Historically, starting a career in finance used to mean heading straight into an investment bank from University.
Thanks to tougher regulations, lower power and the technological evolution of the financial services industry, however, there are now a wider range of more appealing options available to students and graduates alike. Many of these exist within the asset management industry, which includes a number of different paths to suit multiple goals.
In this article, we will look at these in further detail and ask how you can get started with a career in asset management.
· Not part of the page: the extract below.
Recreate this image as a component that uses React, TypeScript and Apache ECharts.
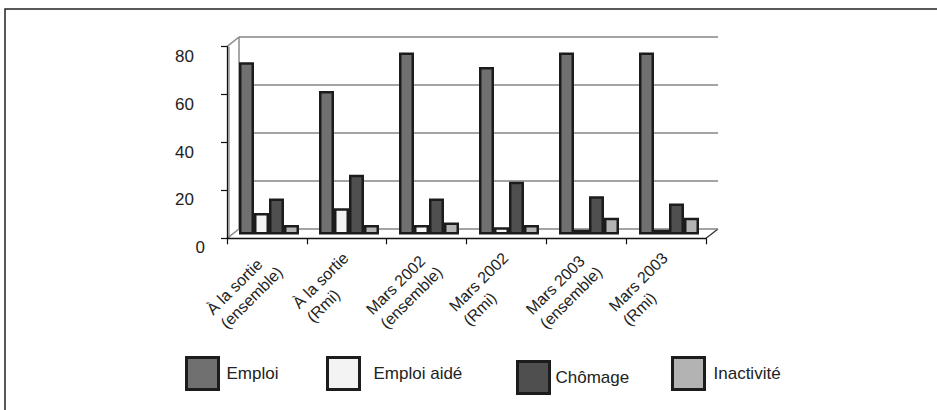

Understand the Industry and Distinct Job Roles
Before you plot a career path, you will need to understand the nature of the industry and the unique job roles available. These can essentially be split into two categories, with the most obvious being the type of strategic investment roles that drive large-scale service providers such as GAM. These individuals are responsible for investing the capital that is managed by the firm in question, with graduates usually starting out as financial analysts whose job is to scrutinise the best products, assets and stock options while working closely with fund managers.
You can also apply for distribution roles within the sector, which covers field such as sales, marketing, client servicing and, most importantly, product development. The latter can translate into a relatively high-paying role, as the the cultivation of appealing and profitable products is central to any successful asset management firm.
What Skills Do You Need to Work in the Sector?
While financial regulations continue to change and evolve (forcing employees to constantly upgrade their skill-sets), the same core qualifications are always required.
You will need a bachelor’s degree in finance to work in the asset management sector, for example, which accountancy and analytical accreditations are also useful. You can pursue a masters’ degree if you truly want to set yourself apart, but this is arguably not as important as seeking out work experience to hone your skills.
You should definitely keep your eyes peeled for additional accreditations too, while continually studying laws and legislation to ensure that your skills remain relevant.
Look for Voluntary or Apprenticeship Opportunities
On the subject of work experience, you may need to think outside of the box as you look to translate theoretical knowledge into practical experience.
One way in which you can achieve this is to seek out voluntary work opportunities while you are completing your studies. This represents a significant time commitment, but it is an excellent way of showcasing your desire to work and gaining a genuine insight into your chosen industry.
You could also look for an apprenticeship or internship, which will entry-level work opportunities alongside further education. This may restrict your earning potential in the short-term, but it could lead to considerable gains over time.